After spending more than a year researching and reporting on the global food system, I’ve learned there are no easy answers. We all eat. More and more of us want to eat ethically – it’s complicated and challenging. But I do believe there is a place for ethical, sustainable, regenerative animal farming. I am convinced by the arguments of the likes of Wilding author Isabella Tree when she argues that grazing animals like pigs and cattle are important parts of the biodiversity of an ecosystem – and that we should try to make our farms more like ecosystems.

A lab is far from an ecosystem – and I worry that food technologies like this will divert much needed resources away from farmers. Eat Just is one of many food tech startups developing lab-grown meat, and the industry receives millions of dollars in venture capital funding. Eat Just has worked hard to bring its price point down to scale, and have signalled that the product will be priced comparably with premium chicken when it launches in Singapore.

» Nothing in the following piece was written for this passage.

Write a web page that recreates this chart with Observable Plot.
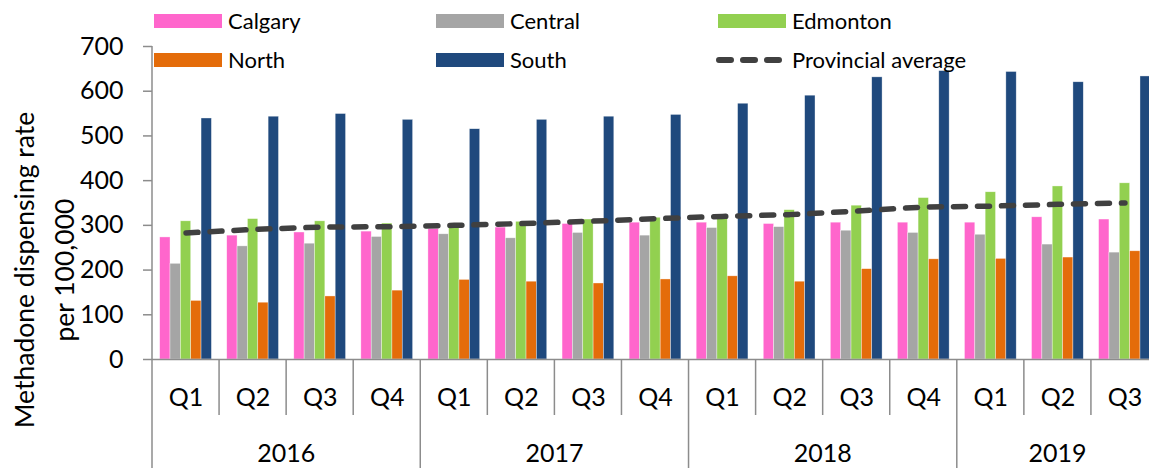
<!DOCTYPE html>
<html>
<head>
<meta charset="utf-8">
<script src="https://cdn.jsdelivr.net/npm/d3@7"></script>
<script src="https://cdn.jsdelivr.net/npm/@observablehq/plot@0.6"></script>
<style>
  html, body { margin: 0; padding: 0; background: #fff; overflow: hidden; }
  #wrap { position: relative; width: 1149px; height: 468px; overflow: hidden; font-family: Lato, sans-serif; background: #fff; }
  #wrap > svg { position: absolute; left: 0; top: 0; max-width: none; }
  .sw { position: absolute; width: 68px; height: 14px; }
  .lt { position: absolute; font-size: 22px; line-height: 22px; color: #000; white-space: nowrap; transform: translateY(-50%); }
</style>
</head>
<body>
<div id="wrap"></div>
<script>
// ---------------- data ----------------
const years = ["2016", "2017", "2018", "2019"];
const periodYear = ["2016","2016","2016","2016","2017","2017","2017","2017","2018","2018","2018","2018","2019","2019","2019"];
const periodQuarter = ["Q1","Q2","Q3","Q4","Q1","Q2","Q3","Q4","Q1","Q2","Q3","Q4","Q1","Q2","Q3"];
const regions = ["Calgary", "Central", "Edmonton", "North", "South"];
const calgary  = [273, 277, 284, 286, 292, 295, 303, 306, 306, 303, 306, 306, 306, 318, 313];
const central  = [214, 253, 259, 274, 280, 271, 283, 277, 294, 296, 288, 283, 279, 257, 239];
const edmonton = [309, 314, 309, 304, 297, 308, 313, 317, 318, 334, 344, 361, 374, 387, 394];
const north    = [131, 127, 141, 154, 178, 174, 170, 179, 186, 174, 202, 224, 225, 228, 242];
const south    = [539, 543, 549, 536, 515, 536, 543, 547, 572, 590, 631, 645, 643, 620, 633];
const provincialAverage = [283, 291, 296, 297, 300, 304, 309, 315, 320, 324, 332, 341, 343, 347, 350];
const yTicks = [0, 100, 200, 300, 400, 500, 600, 700];
const averageLabel = "Provincial average";
const yTitle = "Methadone dispensing rate\nper 100,000";

// ---------------- styles / layout ----------------
const regionColors = ["#FF66CC", "#A5A5A5", "#92D050", "#E46C0A", "#1F497D"];
const AVG = "#404040";
const AXIS = "#8c8c8c";
const W = 1158, H = 468, ML = 152, MR = 0, MT = 46, MB = 109;

const keys = periodYear.map((y, i) => y + " " + periodQuarter[i]);
const regionValues = [calgary, central, edmonton, north, south];
const barData = regions.flatMap((r, j) => keys.map((k, i) => ({key: k, region: r, value: regionValues[j][i]})));
const periods = keys.map((k, i) => ({key: k, year: periodYear[i], quarter: periodQuarter[i], avg: provincialAverage[i]}));

const common = {
  width: W, height: H,
  marginLeft: ML, marginRight: MR, marginTop: MT, marginBottom: MB,
  style: {background: "transparent", maxWidth: "none", fontFamily: "Lato, sans-serif", overflow: "visible"}
};

// bars (grouped via facets)
const plotA = Plot.plot({
  ...common,
  fx: {domain: keys, padding: 0, round: false, axis: null, label: null},
  x: {domain: regions, paddingInner: 0, paddingOuter: 0.74, round: false, axis: null},
  y: {domain: [0, 700], axis: null},
  color: {domain: regions, range: regionColors},
  marks: [
    Plot.barY(barData, {fx: "key", x: "region", y: "value", fill: "region", stroke: "#ffffff", strokeWidth: 0.6, strokeOpacity: 0.6})
  ]
});

// axes + provincial average line
const plotB = Plot.plot({
  ...common,
  x: {type: "band", domain: keys, padding: 0, round: false, axis: null},
  y: {domain: [0, 700], axis: null},
  marks: [
    Plot.axisY(yTicks, {anchor: "left", tickSize: 9, tickPadding: 20, fontSize: 25, stroke: AXIS, strokeWidth: 1.5, fill: "#000", label: null}),
    Plot.ruleY([0], {stroke: AXIS, strokeWidth: 1.5}),
    Plot.text(periods, {x: "key", text: "quarter", frameAnchor: "bottom", dy: 38, fontSize: 25, fill: "#000", lineAnchor: "middle"}),
    Plot.text([yTitle], {text: d => d, frameAnchor: "left", rotate: -90, dx: -111, dy: 67, textAnchor: "middle", lineAnchor: "middle", lineHeight: 1.5, fontSize: 26.5, fill: "#000"}),
    Plot.lineY(periods, {x: "key", y: "avg", stroke: AVG, strokeWidth: 5.5, strokeDasharray: "12 12", strokeLinecap: "round"})
  ]
});

// category separators and year labels, placed with Plot's own scales
const sx = plotB.scale("x"), sy = plotB.scale("y");
const svgB = d3.select(plotB);
const g = svgB.insert("g", ":first-child").attr("stroke", AXIS).attr("stroke-width", 1.5);
g.append("line").attr("x1", sx.apply(keys[0])).attr("x2", sx.apply(keys[0]))
  .attr("y1", sy.apply(700)).attr("y2", H);
keys.forEach((k, i) => {
  if (i === 0) return;
  const yearStart = periodYear[i] !== periodYear[i - 1];
  const x = sx.apply(k);
  g.append("line").attr("x1", x).attr("x2", x)
    .attr("y1", sy.apply(0)).attr("y2", yearStart ? H : sy.apply(0) + 56);
});
const lastX = sx.apply(keys[keys.length - 1]) + sx.bandwidth;
g.append("line").attr("x1", lastX).attr("x2", lastX).attr("y1", sy.apply(0)).attr("y2", H);
const yg = svgB.append("g").attr("font-size", 25).attr("text-anchor", "middle").attr("fill", "#000");
years.forEach(yr => {
  const ks = keys.filter((k, i) => periodYear[i] === yr);
  const x0 = sx.apply(ks[0]), x1 = sx.apply(ks[ks.length - 1]) + sx.bandwidth;
  yg.append("text").attr("x", (x0 + x1) / 2).attr("y", sy.apply(0) + 94).attr("dy", "0.35em").text(yr);
});

const wrap = document.getElementById("wrap");
wrap.appendChild(plotA);
wrap.appendChild(plotB);

// legend
const legendItems = [...regions, averageLabel];
const legendColors = [...regionColors, AVG];
const colX = [154, 436, 718], rowY = [21, 60];
legendItems.forEach((name, i) => {
  const c = i % 3, r = Math.floor(i / 3);
  const x = colX[c], y = rowY[r];
  if (name === averageLabel) {
    const s = d3.select(wrap).append("svg").attr("width", 72).attr("height", 14)
      .style("position", "absolute").style("left", (x - 2) + "px").style("top", (y - 7) + "px");
    s.append("line").attr("x1", 3).attr("x2", 70).attr("y1", 7).attr("y2", 7)
      .attr("stroke", AVG).attr("stroke-width", 6).attr("stroke-dasharray", "12 12").attr("stroke-linecap", "round");
  } else {
    const sw = document.createElement("div");
    sw.className = "sw";
    sw.style.left = x + "px"; sw.style.top = (y - 7) + "px"; sw.style.background = legendColors[i];
    wrap.appendChild(sw);
  }
  const t = document.createElement("div");
  t.className = "lt";
  t.style.left = (x + 74) + "px"; t.style.top = y + "px";
  t.textContent = name;
  wrap.appendChild(t);
});
</script>
</body>
</html>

Ultimately, I think my unease with lab grown meat is that I still believe our farming and agricultural systems can be part of the solution. I would rather the many millions of dollars that are going into developing lab-grown meat went to helping farmers update and rethink their practices – to assist them with creating sustainable, regenerative models.

If I really felt that there was no way to be an ethical carnivore, I’d be arguing for the end of animal agriculture and looking to lab-grown meat as an alternative. But that’s not where I am – as a consumer, or a human. I worry that if farmers can’t compete with food-tech alternative meat products, farms will close, jobs will be lost, and – most importantly – so will opportunities to bring the farming industry into alliance with climate action.

At the end of the day, I’m always going to want a chicken from a farm that I’ve heard of, where I know they’ve been treated well, and where the chickens are one part of a bio-diverse system that is creating rich, healthy soil. When that’s not available to me – I can go without the nuggets.